Why? Because on every green I aimed at an enlarged cup – a large, eye-catching, rubber target called the Big Cup.
So what’s up here? The Big Cup is placed on top of a regulation cup and essentially doubles the size of the hole. It conclusively demonstrates the influence of putting on the final score, and it also serves as a wonderful practice aid for lag putting.
James Achenbach previews three putting aids, which are fun, affordable and can help your game.
I played at The Plantation Golf Club here in Indio with Rob O’Loughlin, inventor of the Big Cup. Also joining us was my good friend Chuck Carroll, who works at PGA Tour events for the Darrell Survey as a golf equipment surveyor.

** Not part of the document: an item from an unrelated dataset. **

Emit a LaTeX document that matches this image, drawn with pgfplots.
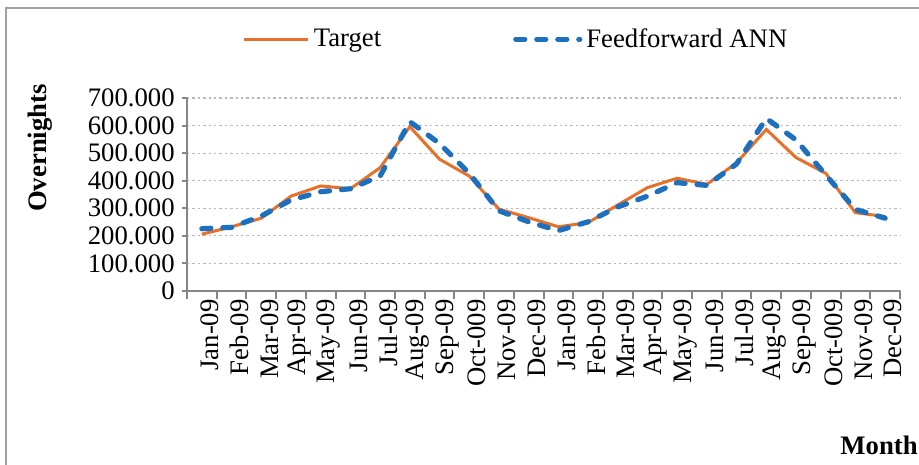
\documentclass[border=0pt]{standalone}
\usepackage{fontspec}
\setmainfont{Liberation Serif}
\usepackage{pgfplots}
\usepackage{pgfplotstable}
\pgfplotsset{compat=1.18}

\definecolor{tgt}{RGB}{232,112,40}
\definecolor{ann}{RGB}{28,112,190}
\definecolor{axgray}{RGB}{134,134,134}
\definecolor{gridgray}{RGB}{185,185,185}
\definecolor{framegray}{RGB}{160,160,160}

\newcommand{\cf}{\fontsize{13.4}{15}\selectfont}

% month index, target, feedforward ANN
\pgfplotstableread{
x  target  ann
0  206000  226000
1  233000  231000
2  264000  272000
3  344000  330000
4  381000  360000
5  371000  371000
6  447000  417000
7  596000  614000
8  478000  535000
9  417000  427000
10 297000  291000
11 266000  251000
12 233000  219000
13 248000  251000
14 312000  305000
15 375000  344000
16 409000  393000
17 387000  383000
18 465000  461000
19 586000  626000
20 484000  548000
21 427000  421000
22 284000  296000
23 270000  264000
}\overnights

\begin{document}
\begin{tikzpicture}
\useasboundingbox (0,0) rectangle (459.5bp,232.5bp);
\begin{scope}
\clip (0,0) rectangle (459.5bp,232.5bp);
\draw[framegray, line width=1bp] (3bp,228.5bp) rectangle (480bp,-20bp);
\end{scope}

\begin{axis}[
    at={(93.5bp,87bp)}, anchor=south west,
    scale only axis,
    width=356.5bp, height=96.5bp,
    xmin=-0.5, xmax=23.5,
    ymin=0, ymax=700000,
    axis lines*=left,
    axis line style={axgray, line width=1bp},
    tick align=outside,
    xtick={0,...,23},
    xticklabels={Jan-09,Feb-09,Mar-09,Apr-09,May-09,Jun-09,Jul-09,Aug-09,Sep-09,Oct-009,Nov-09,Dec-09,
                 Jan-09,Feb-09,Mar-09,Apr-09,May-09,Jun-09,Jul-09,Aug-09,Sep-09,Oct-009,Nov-09,Dec-09},
    minor xtick={-0.5,0.5,...,23.5},
    major x tick style={draw=none},
    minor x tick style={axgray, line width=1bp},
    minor tick length=4bp,
    major tick length=2.5bp,
    ytick={0,100000,...,700000},
    yticklabels={0,100.000,200.000,300.000,400.000,500.000,600.000,700.000},
    y tick style={axgray, line width=1bp},
    ymajorgrids,
    major grid style={gridgray, line width=0.6bp, dash pattern=on 1.2bp off 1.5bp},
    xticklabel style={font=\cf, rotate=90, anchor=east, yshift=-4bp, inner sep=1.5bp},
    yticklabel style={font=\cf, inner sep=2bp, xshift=-1.5bp},
    scaled y ticks=false,
    clip=false,
    legend columns=2,
    legend style={draw=none, fill=none, font=\cf, at={(0.463,1.305)}, anchor=center,
                  /tikz/every even column/.append style={column sep=64bp}},
    legend image code/.code={\draw[#1] (0bp,0bp) -- (32bp,0bp);},
]
\addplot[tgt, line width=1.5bp] table[x=x, y=target] {\overnights};
\addlegendentry{Target}
\addplot[ann, line width=2.6bp, line cap=round, dash pattern=on 4.5bp off 6bp] table[x=x, y=ann] {\overnights};
\addlegendentry{Feedforward ANN}
\end{axis}

\node[rotate=90, font=\cf\bfseries] at (20bp,158.5bp) {Overnights};
\node[anchor=east, font=\cf\bfseries, inner sep=0.5bp] at (459.5bp,10bp) {Month};
\end{tikzpicture}
\end{document}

O’Loughlin flew to the desert after a winter in Madison, Wisc., so he couldn’t hit the side of a barn with a 20-foot putt. Meanwhile, Carroll plays right-handed and hits 300-yard drives, but he putts left-handed and can’t make a six-foot putt.

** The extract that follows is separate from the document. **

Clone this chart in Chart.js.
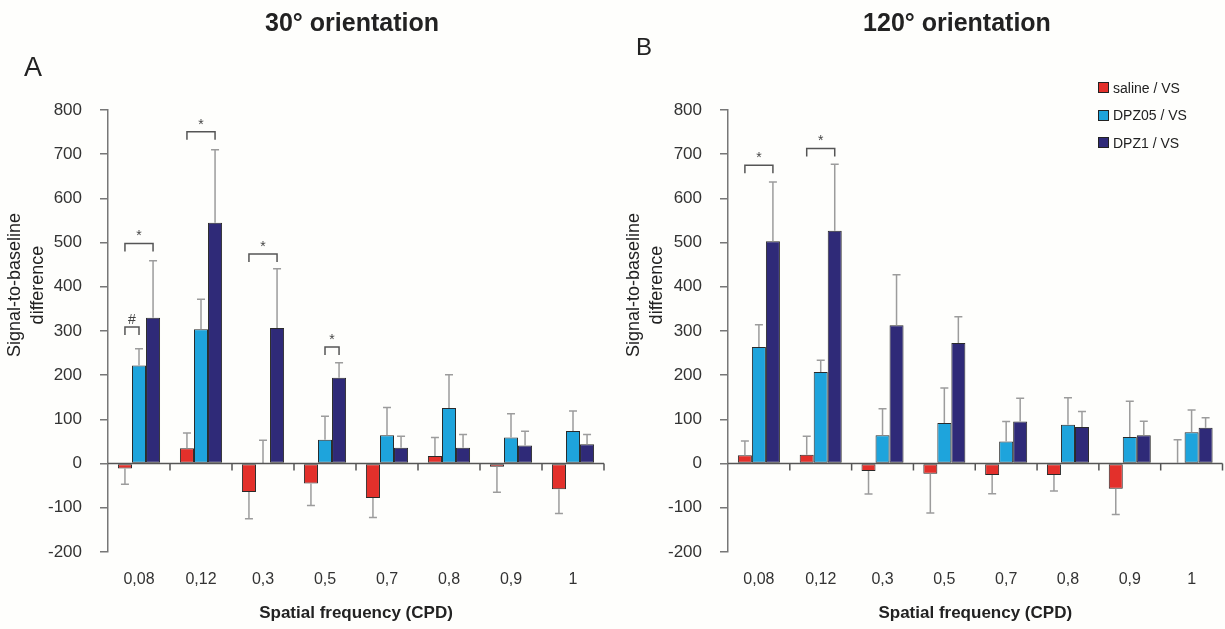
<!DOCTYPE html>
<html lang="en">
<head>
<meta charset="utf-8">
<title>Signal-to-baseline difference</title>
<script src="https://cdn.jsdelivr.net/npm/chart.js@4.4.1/dist/chart.umd.min.js"></script>
<style>
    body {
        margin: 0;
        background: #fefefc;
        width: 1225px;
        height: 629px;
        overflow: hidden;
        position: relative;
        font-family: "Liberation Sans", Arial, sans-serif;
        color: #222;
    }
    canvas { position: absolute; top: 0; }
    .title {
        position: absolute;
        width: 400px;
        text-align: center;
        font-weight: bold;
        font-size: 25px;
        line-height: 25px;
        top: 10px;
    }
    .letter { position: absolute; line-height: 1; }
    .ytitle {
        position: absolute;
        width: 300px;
        height: 46px;
        font-size: 18px;
        line-height: 23px;
        text-align: center;
        transform: rotate(-90deg);
    }
    .legend { position: absolute; left: 1098px; top: 74px; font-size: 14px; }
    .legend div { height: 27.5px; display: flex; align-items: center; }
    .legend span.box { width: 9px; height: 9px; border: 1px solid #222; margin-right: 4px; }
</style>
</head>
<body>

<canvas id="chart30" width="612" height="629" style="left:0px"></canvas>
<canvas id="chart120" width="613" height="629" style="left:612px"></canvas>

<div class="title" style="left:152px">30° orientation</div>
<div class="title" style="left:757px">120° orientation</div>
<div class="letter" style="left:24px; top:54px; font-size:27px">A</div>
<div class="letter" style="left:636px; top:35px; font-size:24px">B</div>

<div class="ytitle" style="left:-124.5px; top:262px">Signal-to-baseline<br>difference</div>
<div class="ytitle" style="left:494.5px; top:262px">Signal-to-baseline<br>difference</div>

<div class="legend" id="legend"></div>

<script>
    // data
    var freqLabels = ['0,08', '0,12', '0,3', '0,5', '0,7', '0,8', '0,9', '1'];
    var seriesNames = ['saline / VS', 'DPZ05 / VS', 'DPZ1 / VS'];
    var seriesColors = ['#e3302b', '#1ea4dc', '#2f2a78'];
    var yTicks = [-200, 800, 100]; // min, max, step

    // 30° orientation (A)
    var saline30 = [-11, 35, -64, -45, -78, 17, -7, -58];
    var saline30Err = [-47, 69, -125, -95, -122, 59, -65, -113];
    var dpz05_30 = [222, 304, 0, 54, 64, 126, 59, 74];
    var dpz05_30Err = [260, 372, 53, 107, 127, 201, 113, 119];
    var dpz1_30 = [330, 545, 307, 194, 36, 36, 41, 44];
    var dpz1_30Err = [459, 710, 441, 228, 62, 66, 73, 66];

    // 120° orientation (B)
    var saline120 = [19, 20, -17, -23, -26, -26, -57, 2];
    var saline120Err = [51, 62, -69, -112, -68, -62, -115, 54];
    var dpz05_120 = [264, 207, 64, 92, 50, 88, 60, 71];
    var dpz05_120Err = [314, 234, 124, 171, 95, 149, 141, 121];
    var dpz1_120 = [503, 527, 313, 273, 95, 83, 64, 81];
    var dpz1_120Err = [637, 677, 427, 332, 148, 118, 96, 104];

    // significance brackets: [category, series from, series to, height, mark]
    var sig30 = [[0, 0, 2, 498, '*'], [0, 0, 1, 309, '#'], [1, 0, 2, 751, '*'], [2, 0, 2, 474, '*'], [3, 1, 2, 264, '*']];
    var sig120 = [[0, 0, 2, 675, '*'], [1, 0, 2, 713, '*']];

    // error bars, zero line with category ticks, brackets
    var extrasPlugin = {
        id: 'extras',
        afterDatasetsDraw: function (chart) {
            var ctx = chart.ctx;
            var xs = chart.scales.x, ys = chart.scales.y;
            var area = chart.chartArea;
            ctx.save();

            ctx.strokeStyle = '#9c9c9c';
            ctx.lineWidth = 1.5;
            chart.data.datasets.forEach(function (ds, i) {
                chart.getDatasetMeta(i).data.forEach(function (bar, j) {
                    var end = ys.getPixelForValue(ds.errors[j]);
                    ctx.beginPath();
                    ctx.moveTo(bar.x, bar.y);
                    ctx.lineTo(bar.x, end);
                    ctx.moveTo(bar.x - 4, end);
                    ctx.lineTo(bar.x + 4, end);
                    ctx.stroke();
                });
            });

            var y0 = ys.getPixelForValue(0);
            ctx.strokeStyle = '#555';
            ctx.lineWidth = 1.5;
            ctx.beginPath();
            ctx.moveTo(area.left, y0);
            ctx.lineTo(area.right, y0);
            for (var k = 1; k <= freqLabels.length; k++) {
                var px = xs.getPixelForValue(k - 0.5);
                ctx.moveTo(px, y0);
                ctx.lineTo(px, y0 + 7);
            }
            ctx.stroke();

            var sigs = chart.options.plugins.extras.sigs;
            ctx.strokeStyle = '#555';
            ctx.fillStyle = '#444';
            ctx.font = '14px "Liberation Sans", Arial, sans-serif';
            ctx.textAlign = 'center';
            ctx.textBaseline = 'alphabetic';
            sigs.forEach(function (s) {
                var xa = chart.getDatasetMeta(s[1]).data[s[0]].x;
                var xb = chart.getDatasetMeta(s[2]).data[s[0]].x;
                var py = ys.getPixelForValue(s[3]);
                ctx.beginPath();
                ctx.moveTo(xa, py + 8);
                ctx.lineTo(xa, py);
                ctx.lineTo(xb, py);
                ctx.lineTo(xb, py + 8);
                ctx.stroke();
                ctx.fillText(s[4], (xa + xb) / 2, py - 3);
            });
            ctx.restore();
        }
    };

    function makeChart(id, values, errors, sigs, yWidth, padRight) {
        var datasets = [];
        for (var i = 0; i < seriesNames.length; i++) {
            datasets.push({
                label: seriesNames[i],
                data: values[i],
                errors: errors[i],
                backgroundColor: seriesColors[i],
                borderColor: '#2a2a2a',
                borderWidth: 1,
                borderSkipped: false
            });
        }
        return new Chart(document.getElementById(id), {
            type: 'bar',
            data: { labels: freqLabels, datasets: datasets },
            plugins: [extrasPlugin],
            options: {
                responsive: false,
                animation: false,
                layout: { padding: { top: 110, right: padRight, left: 0, bottom: 0 } },
                datasets: { bar: { barPercentage: 1, categoryPercentage: 0.68 } },
                plugins: {
                    legend: { display: false },
                    tooltip: { enabled: false },
                    extras: { sigs: sigs }
                },
                scales: {
                    x: {
                        grid: { display: false },
                        border: { display: false },
                        ticks: {
                            font: { family: '"Liberation Sans", Arial, sans-serif', size: 16 },
                            color: '#333',
                            padding: 10
                        },
                        title: {
                            display: true,
                            text: 'Spatial frequency (CPD)',
                            font: { family: '"Liberation Sans", Arial, sans-serif', size: 17, weight: 'bold' },
                            color: '#222',
                            padding: { top: 0, bottom: 5 }
                        },
                        afterFit: function (s) { s.height = 77; }
                    },
                    y: {
                        min: yTicks[0],
                        max: yTicks[1],
                        ticks: {
                            stepSize: yTicks[2],
                            font: { family: '"Liberation Sans", Arial, sans-serif', size: 17 },
                            color: '#333',
                            padding: 18
                        },
                        grid: { drawOnChartArea: false, tickLength: 8, color: '#777', lineWidth: 1.5 },
                        border: { color: '#777', width: 1.5 },
                        afterFit: function (s) { s.width = yWidth; }
                    }
                }
            }
        });
    }

    makeChart('chart30', [saline30, dpz05_30, dpz1_30], [saline30Err, dpz05_30Err, dpz1_30Err], sig30, 108, 8);
    makeChart('chart120', [saline120, dpz05_120, dpz1_120], [saline120Err, dpz05_120Err, dpz1_120Err], sig120, 116, 2.5);

    var legend = document.getElementById('legend');
    seriesNames.forEach(function (name, i) {
        var row = document.createElement('div');
        row.innerHTML = '<span class="box" style="background:' + seriesColors[i] + '"></span>' + name;
        legend.appendChild(row);
    });
</script>
</body>
</html>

So I emerged as the champion putter of the day. Where was the R & A’s Peter Dawson with my Claret Jug, anyway?
At the PGA Merchandise Show in late January, O’Loughlin tried to give one of the Big Cups to Dawson, who regards O’Loughlin with the same suspicion he would direct at, say, a venomous snake.

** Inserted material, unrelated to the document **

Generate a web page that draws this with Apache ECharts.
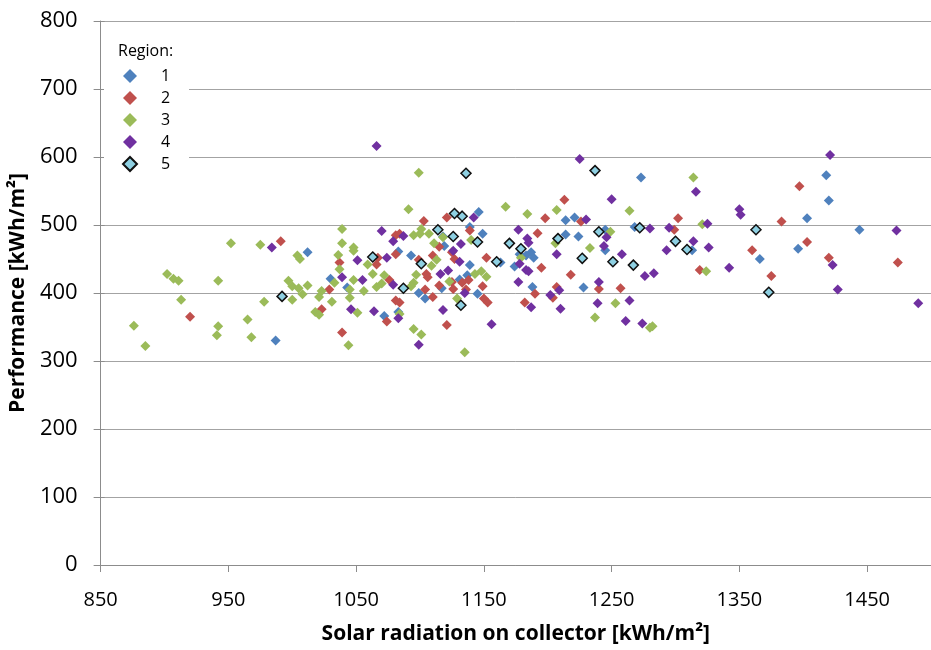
<!DOCTYPE html>
<html>
<head>
<meta charset="utf-8">
<title>Performance vs solar radiation</title>
<script src="https://cdn.jsdelivr.net/npm/echarts@6/dist/echarts.min.js"></script>
<style>
  html, body { margin: 0; padding: 0; background: #fff; }
  #chart { width: 931px; height: 650px; }
</style>
</head>
<body>
<div id="chart"></div>
<script>
// Solar radiation on collector [kWh/m²] vs performance [kWh/m²], one series per region
const region1 = [[987,330],[1012,460],[1146,519],[1118,483],[1139,497],[1149,487],[1083,461],[1030,421],[1043,408],[1093,455],[1119,469],[1139,441],[1137,426],[1131,420],[1117,407],[1099,400],[1104,392],[1145,399],[1072,366],[1083,372],[1273,570],[1214,507],[1221,511],[1178,457],[1187,460],[1189,452],[1183,455],[1174,439],[1188,409],[1214,486],[1224,483],[1245,493],[1245,463],[1268,497],[1313,463],[1228,408],[1163,445],[1418,573],[1420,536],[1403,510],[1444,493],[1396,465],[1366,450]];

const region2 = [[920,365],[991,476],[1121,511],[1103,506],[1081,485],[1084,487],[1139,492],[1037,445],[1067,452],[1066,442],[1081,457],[1029,405],[1076,419],[1106,423],[1105,428],[1099,449],[1110,455],[1115,468],[1127,450],[1125,460],[1152,452],[1138,419],[1115,411],[1125,416],[1126,406],[1104,405],[1110,394],[1081,389],[1084,386],[1133,415],[1136,405],[1149,410],[1150,392],[1153,386],[1023,376],[1074,358],[1039,342],[1121,353],[1213,537],[1198,510],[1226,505],[1302,510],[1192,488],[1195,437],[1190,399],[1182,386],[1218,427],[1319,434],[1240,406],[1257,407],[1207,409],[1204,393],[1299,493],[1397,557],[1383,505],[1403,475],[1360,463],[1420,452],[1474,445],[1375,425]];

const region3 = [[902,428],[907,421],[911,418],[942,418],[913,390],[876,352],[885,322],[942,351],[941,338],[965,361],[968,335],[978,387],[1000,390],[997,418],[1000,410],[1005,407],[1008,398],[1004,455],[1006,450],[952,473],[975,471],[1099,577],[1091,523],[1167,527],[1039,494],[1095,485],[1101,494],[1100,487],[1107,487],[1140,478],[1039,473],[1048,467],[1048,462],[1036,456],[1037,435],[1059,442],[1033,415],[1012,411],[1023,403],[1045,405],[1048,419],[1056,403],[1072,426],[1063,428],[1066,409],[1070,414],[1097,427],[1095,415],[1093,410],[1109,440],[1113,449],[1111,473],[1118,482],[1148,432],[1143,428],[1152,424],[1123,417],[1129,392],[1021,394],[1031,387],[1045,393],[1018,372],[1021,368],[1051,371],[1084,369],[1095,347],[1101,339],[1044,323],[1135,313],[1314,570],[1184,516],[1207,522],[1264,521],[1206,473],[1233,466],[1249,490],[1179,452],[1324,432],[1253,385],[1321,501],[1237,364],[1280,349],[1282,351]];

const region4 = [[984,467],[1066,616],[1142,511],[1070,491],[1087,484],[1132,472],[1079,476],[1051,448],[1074,452],[1039,423],[1055,419],[1079,412],[1131,446],[1126,462],[1116,428],[1122,433],[1046,376],[1064,373],[1083,363],[1099,324],[1118,375],[1135,400],[1156,354],[1225,597],[1316,549],[1250,538],[1230,508],[1177,493],[1184,480],[1185,474],[1178,443],[1183,434],[1185,432],[1177,416],[1207,457],[1246,482],[1244,469],[1258,457],[1280,495],[1295,496],[1314,476],[1293,463],[1326,467],[1325,502],[1276,425],[1283,429],[1240,416],[1209,404],[1202,397],[1239,385],[1264,389],[1187,379],[1210,377],[1261,359],[1274,355],[1421,603],[1350,523],[1351,515],[1473,492],[1423,441],[1342,437],[1427,405],[1490,385]];

const region5 = [[992,395],[1136,576],[1127,517],[1133,513],[1114,493],[1126,483],[1145,475],[1170,473],[1063,453],[1101,443],[1087,407],[1132,382],[1237,580],[1179,465],[1208,480],[1227,451],[1240,490],[1251,446],[1267,441],[1272,496],[1300,476],[1309,464],[1160,446],[1363,493],[1373,401]];

const regionNames = ['1', '2', '3', '4', '5'];
const xTicks = [850, 950, 1050, 1150, 1250, 1350, 1450];

const FONT = '"Open Sans", "DejaVu Sans", sans-serif';
const colors = ['#4F81BD', '#C0504D', '#9BBB59', '#7030A0', '#8ED0E2'];

function regionSeries(name, data, color, bordered) {
  return {
    name: name,
    type: 'scatter',
    data: data,
    symbol: 'diamond',
    symbolSize: 10,
    itemStyle: bordered
      ? { color: color, borderColor: '#111', borderWidth: 1.5, opacity: 1 }
      : { color: color, opacity: 1 },
    emphasis: { disabled: true }
  };
}

const chart = echarts.init(document.getElementById('chart'), null, { renderer: 'canvas' });

chart.setOption({
  animation: false,
  backgroundColor: '#ffffff',
  grid: { left: 100, top: 21, right: -12, bottom: 79, containLabel: false },
  xAxis: {
    type: 'value',
    min: 850,
    max: 1500,
    name: 'Solar radiation on collector [kWh/m²]',
    nameLocation: 'middle',
    nameGap: 59,
    nameTextStyle: { fontFamily: FONT, fontSize: 21, fontWeight: 'bold', color: '#000' },
    axisLine: { show: true, lineStyle: { color: '#8c8c8c', width: 1 } },
    axisTick: { show: true, length: 7, customValues: xTicks, lineStyle: { color: '#8c8c8c' } },
    axisLabel: {
      customValues: xTicks,
      margin: 25,
      fontFamily: FONT,
      fontSize: 20,
      color: '#000',
      formatter: function (v) { return String(v); }
    },
    splitLine: { show: false }
  },
  yAxis: [
    {
      type: 'value',
      min: 0,
      max: 800,
      interval: 100,
      name: 'Performance [kWh/m²]',
      nameLocation: 'middle',
      nameGap: 65,
      nameTextStyle: { fontFamily: FONT, fontSize: 21, fontWeight: 'bold', color: '#000' },
      axisLine: { show: true, lineStyle: { color: '#8c8c8c', width: 1 } },
      axisTick: { show: true, length: 7, lineStyle: { color: '#8c8c8c' } },
      axisLabel: { margin: 23, fontFamily: FONT, fontSize: 22, color: '#000' },
      splitLine: { show: true, lineStyle: { color: '#a3a3a3', width: 1 } }
    },
    {
      // inner half of the crossing tick marks
      type: 'value',
      position: 'left',
      min: 0,
      max: 800,
      interval: 100,
      axisLine: { show: false },
      axisTick: { show: true, inside: true, length: 4, lineStyle: { color: '#8c8c8c' } },
      axisLabel: { show: false },
      splitLine: { show: false }
    }
  ],
  legend: {
    orient: 'vertical',
    left: 122,
    top: 68,
    padding: 0,
    z: 10,
    itemWidth: 14,
    itemHeight: 14,
    itemGap: 6,
    data: regionNames,
    textStyle: { fontFamily: FONT, fontSize: 16, lineHeight: 14, color: '#000', padding: [0, 0, 0, 19] },
    selectedMode: false
  },
  graphic: [
    {
      type: 'rect',
      z: 5,
      shape: { x: 104, y: 38, width: 85, height: 138 },
      style: { fill: '#ffffff' }
    },
    {
      type: 'text',
      z: 11,
      left: 118,
      top: 43,
      style: { text: 'Region:', fontFamily: FONT, fontSize: 16, fill: '#000' }
    }
  ],
  series: [
    regionSeries(regionNames[0], region1, colors[0], false),
    regionSeries(regionNames[1], region2, colors[1], false),
    regionSeries(regionNames[2], region3, colors[2], false),
    regionSeries(regionNames[3], region4, colors[3], false),
    regionSeries(regionNames[4], region5, colors[4], true)
  ]
});
</script>
</body>
</html>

O’Loughlin is the man who almost singlehandedly convinced the USGA and R & A to approve the use of distance measuring devices in amateur golf. In the process, O’Loughlin, the modernist, got to know Dawson, the traditionalist, quite well.
As founder of Laser Link, a rangefinder manufacturer, O’Loughlin is always looking ahead to new technological developments in golf. In the case of the Big Cup, though, he took a step backward.
Enlarged cups have been tried before. They have even been used in professional tournaments. They never caught on.
For O’Loughlin, the Big Cup is a practice device. Yes, it can easily be used on the course, but its greatest value probably comes on the practice putting green.
Lagging a long putt to a regulation cup can be an imprecise exercise. Using the Big Cup, the target looks immense. It provides a much improved sense of distance.
The Big Cup is circular with a pronounced rubber ridge all the way around. It has a hole in the middle and is placed right on top of a standard cup.
A ball must have enough speed to climb over the ridge, but not so much speed that it rolls over the ridge on the opposite side. O’Loughlin says he designed the cup to accept what is known as Dave Pelz optimal speed – the speed at whcih a missed putt would go 15 to 18 inches past the cup.
Pelz, the noted putting instructor, has been spreading this speed message for years. The Big Cup, according to O’Loughlin, helps reinforce the theory.
Playing an 18-hole round with the Big Cup changes the game dramatically. I holed a 16-foot birdie putt on the first green and a 45-foot birdie putt on the third green. Suddenly I was 2-under-par, and in real life I am never 2-under-par.
We found ourselves trying to sink every long putt and every chip shot. It was fun.
The Big Cup is widely available in golf shops and retail outlets. Its suggested retail price is $27.95, although it can be purchased for $19.95.
As a change of pace and as a putting aid, I wholeheartedly recommend it.